A year later, Westmoreland was named to another position that would pay big dividends when he was put in charge of the group’s redistricting effort. He counseled state legislators who were redrawing congressional districts following the latest census about the best way to ensure GOP control for years to come.

The effort helped cement the GOP’s House majority, buffering the party from major losses in 2012 and creating an electoral cushion that many analysts say will keep the House in GOP hands until at least 2022.

Another major moment in the spotlight came years earlier, when Westmoreland and several Georgia colleagues helped lead a GOP protest on the House floor in 2008. The gambit was designed to bring attention to the then-Democratic majority’s unwillingness to vote on oil drilling legislation when gas prices were high.

It also built a precedent that many House Democrats cited in their protest over the lack of votes on gun control legislation last summer.

Westmoreland’s legislative work in recent years has been more behind the scenes as a member of the secretive House Intelligence Committee and a special panel investigating the 2012 attack in Benghazi, Libya.
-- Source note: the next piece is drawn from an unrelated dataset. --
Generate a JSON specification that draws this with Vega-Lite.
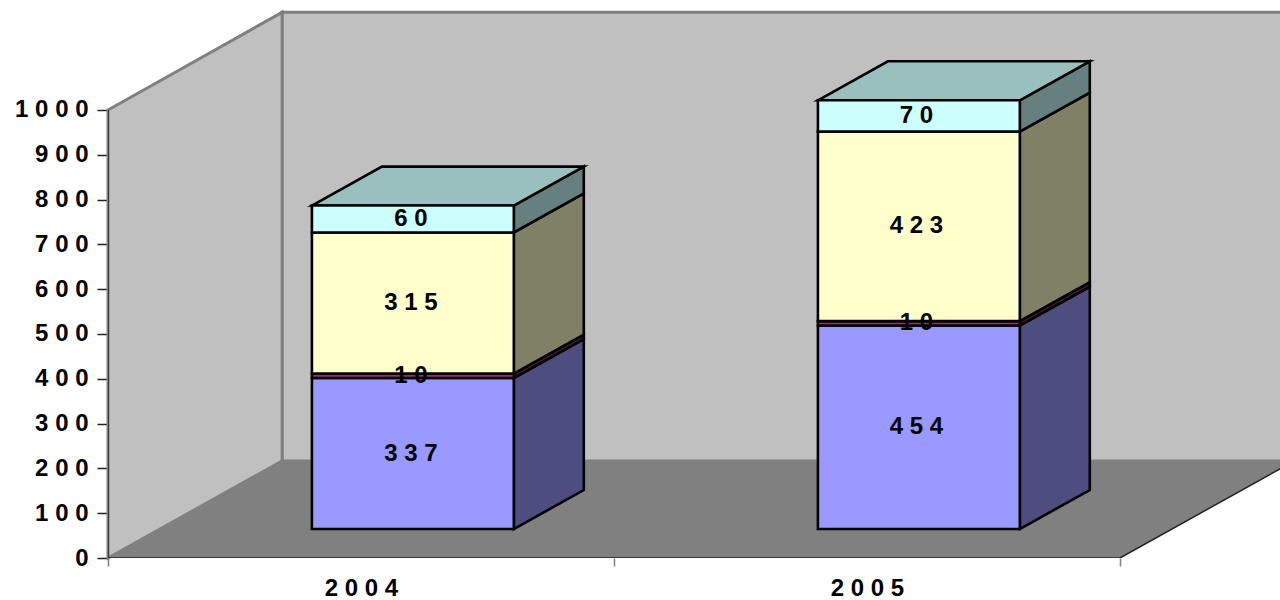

He was particularly active in the cybersecurity arena, helping design a system in 2015 for the public and private sectors to share information on cyber threats.

Among the legislation he’s proudest of, Westmoreland mentioned a law requiring the government to study bank failures shortly after Georgia’s small lending institutions were struck particularly hard in the financial crisis. He’s been a sharp critic of the Dodd-Frank financial regulatory overhaul passed in the aftermath of the meltdown.

Westmoreland also cited the minting of a $1 coin commemorating the Columbus-based National Infantry Museum.